Access to the basic trading platform is also pretty cheap, she says (unlike rivals such as eBay and Amazon, Alibaba is not in the actual retail business: it holds no stock itself but rather facilitates the matching of buyers and sellers via its technology).
‘The cost is minimal – low single digits. We don’t make the majority of our revenues from transaction costs, we’re really a utility.
‘Our financial services are less than you would pay in merchant fees for a credit card on the high street. You’d pay 2%-3% plus a bad debt charge whereas we’re charging less than 2%, and there’s no bad debt charge because there’s no bad debt.’
Getting money out of China – usually a complex affair requiring a local subsidiary - is also simplified. ‘We do spot exchange rates with no spread on them whatsoever, and you get pounds straight into your own bank account. Conventionally just getting the renminbi out would be difficult without your own Chinese entity.’
Where the firm does start to earn real money is from its data – the ROI on data-driven marketing insight is ‘incredibly high’ she says and s something that larger clients will pay handsomely for. ‘Say you already have 150,000 customers [with Alibaba]. We can take that data and use it in an anonymised way to identify other customers who are most like them and how to target them.’
At the moment her team numbers around 30 although the fact that there is room for plenty more in their office hints at future plans. ‘The idea is continued expansion here. The UK is a very attractive place to do business – the government is very receptive and because the domestic market is not the biggest, the country has been a trading nation right back into history.’
She travels to China at least once a month to meet the senior team, including Ma himself (left) who despite his celebrity status (he’s currently headlining at the G20 meeting in Hangzhou) remains, she says, a pretty regular guy. ‘He’s a very humble person but when I hear him speak I genuinely feel that he can see over the horizon, to the profound shifts in the way that global trade will happen.

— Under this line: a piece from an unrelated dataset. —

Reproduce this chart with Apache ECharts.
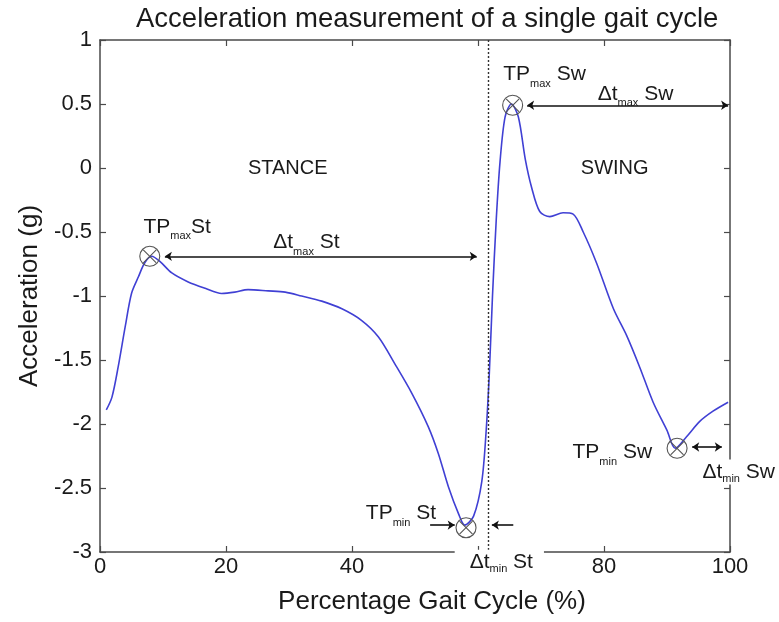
<!DOCTYPE html>
<html>
<head>
<meta charset="utf-8">
<script src="https://cdn.jsdelivr.net/npm/echarts@6/dist/echarts.min.js"></script>
<style>html,body{margin:0;padding:0;background:#fff}#c{width:779px;height:622px}</style>
</head>
<body>
<div id="c"></div>
<script>
// ---- data ----
const gaitPct = [1.0,1.9,2.9,4.0,5.0,6.1,7.1,8.2,9.5,11.4,14.0,16.7,19.3,21.4,23.5,26.7,29.4,32.0,35.2,38.4,41.5,44.2,46.8,49.5,52.1,53.7,55.3,56.9,57.9,59.3,60.6,61.3,61.8,62.3,62.9,63.5,64.3,65.3,66.4,67.5,68.5,69.8,71.4,73.5,75.1,76.7,78.8,81.5,83.6,85.7,87.8,90.0,91.3,93.1,95.2,97.3,99.7];
const accel = [-1.89,-1.79,-1.55,-1.24,-0.98,-0.85,-0.74,-0.69,-0.73,-0.82,-0.89,-0.94,-0.98,-0.97,-0.95,-0.96,-0.97,-1.00,-1.04,-1.10,-1.19,-1.32,-1.53,-1.76,-2.02,-2.23,-2.49,-2.70,-2.79,-2.72,-2.45,-2.05,-1.60,-1.00,-0.40,0.05,0.40,0.50,0.40,0.07,-0.15,-0.34,-0.38,-0.35,-0.36,-0.50,-0.74,-1.10,-1.31,-1.56,-1.83,-2.05,-2.19,-2.10,-1.98,-1.90,-1.83];
const turningPoints = [[7.9,-0.69],[58.1,-2.81],[65.5,0.49],[91.6,-2.19]];
const phaseBoundary = 61.6;
const hiddenXTick = 60;
// arrows: [x1, y1, x2, y2, startHead, endHead]
const arrows = [
  [10.3,-0.69,59.8,-0.69,true,true],
  [67.8,0.49,99.7,0.49,true,true],
  [52.4,-2.79,56.3,-2.79,false,true],
  [65.6,-2.79,62.2,-2.79,false,true],
  [94.0,-2.18,98.7,-2.18,true,true]
];
// annotation texts: [x, y, main, sub, rest, whiteBgPadLeft, whiteBgPadRight]
const phaseLabels = [[29.8,0.0,'STANCE'],[81.7,0.0,'SWING']];
const tpLabels = [
  [6.9,-0.46,'TP','max','St',null,null],
  [27.5,-0.58,'\u0394t','max',' St',null,null],
  [64.0,0.73,'TP','max',' Sw',null,null],
  [79.0,0.58,'\u0394t','max',' Sw',null,null],
  [42.2,-2.70,'TP','min',' St',null,null],
  [56.3,-3.08,'\u0394t','min',' St',15,11],
  [75.0,-2.22,'TP','min',' Sw',null,null],
  [95.3,-2.375,'\u0394t','min',' Sw',2,4]
];

// ---- chart ----
const FF = 'Liberation Sans, Arial, sans-serif';
const AX = '#4a4a4a';
const TXT = '#1a1a1a';
const chart = echarts.init(document.getElementById('c'));

const axisCommon = {
  axisLine: {show: true, onZero: false, lineStyle: {color: AX, width: 1.5}},
  axisTick: {show: true, inside: true, length: 6, lineStyle: {color: AX, width: 1.2}},
  splitLine: {show: false}
};

const arrowLines = arrows.map(a => [
  {coord: [a[0], a[1]], symbol: a[4] ? 'arrow' : 'none'},
  {coord: [a[2], a[3]], symbol: a[5] ? 'arrow' : 'none'}
]);

chart.setOption({
  animation: false,
  backgroundColor: '#fff',
  title: {
    text: 'Acceleration measurement of a single gait cycle',
    left: 131, top: 0,
    textStyle: {fontFamily: FF, fontSize: 27.5, fontWeight: 'normal', color: TXT}
  },
  grid: {left: 100, right: 49, top: 40, bottom: 70},
  xAxis: [
    Object.assign({
      type: 'value', position: 'bottom', min: 0, max: 100, interval: 20,
      axisLabel: {formatter: v => v === hiddenXTick ? '' : String(v), fontFamily: FF, fontSize: 22, color: TXT, margin: 4},
      name: 'Percentage Gait Cycle (%)', nameLocation: 'middle', nameGap: 37,
      nameTextStyle: {fontFamily: FF, fontSize: 26, color: TXT, padding: [0, 0, 0, 34]}
    }, axisCommon),
    Object.assign({
      type: 'value', position: 'top', min: 0, max: 100, interval: 20,
      axisLabel: {show: false}
    }, axisCommon)
  ],
  yAxis: [
    Object.assign({
      type: 'value', position: 'left', min: -3, max: 1, interval: 0.5,
      axisLabel: {fontFamily: FF, fontSize: 22, color: TXT, margin: 8},
      name: 'Acceleration (g)', nameLocation: 'middle', nameGap: 55,
      nameTextStyle: {fontFamily: FF, fontSize: 26, color: TXT}
    }, axisCommon),
    Object.assign({
      type: 'value', position: 'right', min: -3, max: 1, interval: 0.5,
      axisLabel: {show: false}
    }, axisCommon)
  ],
  series: [
    {
      type: 'line',
      data: gaitPct.map((x, i) => [x, accel[i]]),
      showSymbol: false, symbol: 'none', smooth: 0.3,
      lineStyle: {color: '#4040d4', width: 1.6},
      z: 3,
      markLine: {
        silent: true, animation: false,
        symbolSize: 7,
        label: {show: false},
        lineStyle: {color: '#111', width: 1.6, type: 'solid'},
        data: arrowLines.concat([[
          {coord: [phaseBoundary, 1], symbol: 'none', lineStyle: {color: '#333', width: 1.4, type: [2, 2]}},
          {coord: [phaseBoundary, -3], symbol: 'none'}
        ]])
      }
    },
    {
      type: 'scatter', clip: false, z: 4,
      data: turningPoints,
      symbol: 'circle', symbolSize: 20,
      itemStyle: {color: 'rgba(0,0,0,0)', borderColor: '#555', borderWidth: 1.1, opacity: 1}
    },
    {
      type: 'scatter', clip: false, z: 4,
      data: turningPoints,
      symbol: 'path://M0,0L10,10M10,0L0,10', symbolSize: 13,
      itemStyle: {color: 'none', borderColor: '#555', borderWidth: 1.1, opacity: 1}
    },
    {
      type: 'scatter', clip: false, z: 5, silent: true,
      data: phaseLabels.map(p => ({value: [p[0], p[1]], label: {formatter: p[2]}})),
      symbolSize: 1, itemStyle: {color: 'rgba(0,0,0,0)', opacity: 1},
      label: {show: true, position: 'inside', align: 'center', verticalAlign: 'middle',
        fontFamily: FF, fontSize: 20, color: TXT}
    },
    {
      type: 'scatter', clip: false, z: 6, silent: true,
      data: tpLabels.map(p => {
        const bg = p[5] != null;
        const m = bg ? 'mb' : 'm', s = bg ? 'sb' : 's';
        return {
          value: [p[0], p[1]],
          label: {
            formatter: '{' + m + '|' + p[2] + '}{' + s + '|' + p[3] + '}{' + m + '|' + p[4] + '}',
            backgroundColor: bg ? '#fff' : 'transparent',
            padding: bg ? [0, p[6], 0, p[5]] : 0
          }
        };
      }),
      symbolSize: 1, itemStyle: {color: 'rgba(0,0,0,0)', opacity: 1},
      label: {
        show: true, position: 'inside', align: 'left', verticalAlign: 'middle',
        rich: {
          m: {fontFamily: FF, fontSize: 21, color: TXT, lineHeight: 30, verticalAlign: 'middle'},
          s: {fontFamily: FF, fontSize: 11, color: TXT, lineHeight: 30, verticalAlign: 'bottom'},
          mb: {fontFamily: FF, fontSize: 21, color: TXT, lineHeight: 25, verticalAlign: 'middle'},
          sb: {fontFamily: FF, fontSize: 11, color: TXT, lineHeight: 25, verticalAlign: 'bottom'}
        }
      }
    }
  ]
});
</script>
</body>
</html>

‘But at the same time he can relate at a very personal level and he is honest about how difficult building a business is. It can be hard here and drain your enthusiasm a little bit, but when you go back to China Jack paints a vision and that’s so inspiring.’
She also has a message for anyone who’d like to build a career in the tech sector, but isn’t a coding geek. ‘There are a handful of really great companies in the world right now, and most of them happen to be tech companies. My message to young people starting their careers is that it’s not just engineers who succeed in these companies – we need people who are entrepreneurial to identify where the business opportunities are, we need people who can partner with our customers and understand their needs, and we need people with really good influencing skills to take that understanding back to the core business and influence what the developers will be working on’.

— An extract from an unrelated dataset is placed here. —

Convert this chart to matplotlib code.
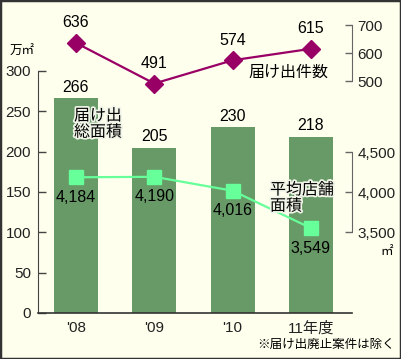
import matplotlib.pyplot as plt
import matplotlib.patheffects as pe
from matplotlib.patches import Rectangle

plt.rcParams['font.family'] = ['Liberation Sans', 'Noto Sans CJK JP', 'DejaVu Sans']

years = ["'08", "'09", "'10", "11年度"]
total_area = [266, 205, 230, 218]        # 届け出総面積 (万㎡)
filings = [636, 491, 574, 615]           # 届け出件数
avg_area = [4184, 4190, 4016, 3549]      # 平均店舗面積 (㎡)
avg_labels = ['4,184', '4,190', '4,016', '3,549']

bg = '#FFFFEE'
bar_c = '#679A67'
purple = '#990066'
lgreen = '#66FF99'
axc = '#444444'

W, H = 401, 359
fig = plt.figure(figsize=(W / 100, H / 100), dpi=100, facecolor=bg)
pos = [38 / W, (H - 313) / H, (352 - 38) / W, (313 - 10) / H]

ax = fig.add_axes(pos)
ax.set_facecolor('none')
x = list(range(len(years)))
ax.bar(x, total_area, width=0.56, color=bar_c, zorder=1)
ax.set_xlim(-0.485, 3.525)
ax.set_ylim(0, 375.5)
ax.set_yticks([0, 50, 100, 150, 200, 250, 300])
ax.set_xticks(x)
ax.set_xticklabels(years)
ax.tick_params(axis='x', length=0, pad=6, labelsize=11, colors='#222222')
ax.tick_params(axis='y', direction='in', length=6, width=1, pad=5,
               labelsize=11, colors=axc, labelcolor='#222222')
for s in ['top', 'right']:
    ax.spines[s].set_visible(False)
ax.spines['left'].set_bounds(0, 300)
ax.spines['left'].set_color(axc)
ax.spines['bottom'].set_color('#333333')
ax.spines['bottom'].set_linewidth(1.2)
for xi, v in zip(x, total_area):
    ax.annotate(str(v), (xi, v), xytext=(0, 8), textcoords='offset points',
                ha='center', va='center', fontsize=11.5)

# 届け出件数
ax2 = fig.add_axes(pos)
ax2.set_facecolor('none')
ax2.plot(x, filings, color=purple, lw=1.6, marker='D', ms=9.5, zorder=3)
ax2.set_xlim(ax.get_xlim())
ax2.set_ylim(-328.6, 753.6)
ax2.set_yticks([500, 600, 700])
ax2.yaxis.tick_right()
ax2.set_xticks([])
for s in ['top', 'left', 'bottom']:
    ax2.spines[s].set_visible(False)
ax2.spines['right'].set_bounds(500, 700)
ax2.spines['right'].set_color('#666666')
ax2.tick_params(axis='y', direction='in', length=5, width=1, pad=4,
                labelsize=11, colors='#666666', labelcolor='#222222')
for xi, v in zip(x, filings):
    ax2.annotate(str(v), (xi, v), xytext=(0, 14.5), textcoords='offset points',
                 ha='center', va='center', fontsize=11.5)

# 平均店舗面積
ax3 = fig.add_axes(pos)
ax3.set_facecolor('none')
ax3.plot(x, avg_area, color=lgreen, lw=1.6, marker='s', ms=9.5, zorder=3)
ax3.set_xlim(ax.get_xlim())
ax3.set_ylim(2487.5, 6275)
ax3.set_yticks([3500, 4000, 4500])
ax3.set_yticklabels(['3,500', '4,000', '4,500'])
ax3.yaxis.tick_right()
ax3.set_xticks([])
for s in ['top', 'left', 'bottom']:
    ax3.spines[s].set_visible(False)
ax3.spines['right'].set_bounds(3500, 4500)
ax3.spines['right'].set_color('#666666')
ax3.tick_params(axis='y', direction='in', length=5, width=1, pad=4,
                labelsize=11, colors='#666666', labelcolor='#222222')
for xi, lab, v in zip(x, avg_labels, avg_area):
    ax3.annotate(lab, (xi, v), xytext=(0, -14.5), textcoords='offset points',
                 ha='center', va='center', fontsize=11.5)

halo = [pe.withStroke(linewidth=2.5, foreground='#F0F5E8')]
fig.text(74 / W, 1 - 124 / H, '届け出\n総面積', fontsize=11.5, ha='left',
         va='center', linespacing=1.1, path_effects=halo)
fig.text(270 / W, 1 - 198 / H, '平均店舗\n面積', fontsize=11.5, ha='left',
         va='center', linespacing=1.1, path_effects=halo)
fig.text(288 / W, 1 - 72 / H, '届け出件数', fontsize=11.5, ha='center', va='center')
fig.text(22 / W, 1 - 52 / H, '万㎡', fontsize=9, ha='center', va='center')
fig.text(387 / W, 1 - 252 / H, '㎡', fontsize=9, ha='center', va='center')
fig.text(395 / W, 1 - 345 / H, '※届け出廃止案件は除く', fontsize=9,
         ha='right', va='center')

fig.patches.append(Rectangle((0, 0), 1, 1, transform=fig.transFigure,
                             fill=False, edgecolor='#333333', lw=2.5))

fig.savefig('out.png', dpi=100, facecolor=bg)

How about a similar message for post-Brexit Britain? ‘The fact that the world is a small place and it’s getting smaller is maybe resonating a bit more than it did a couple of months ago' she says. 'The UK market isn’t big enough on its own, even the European market isn’t really big enough.
‘The UK has some phenomenal companies showing vibrant innovation and great quality of design. You should have the confidence to go out to the world and show them why British products are great.’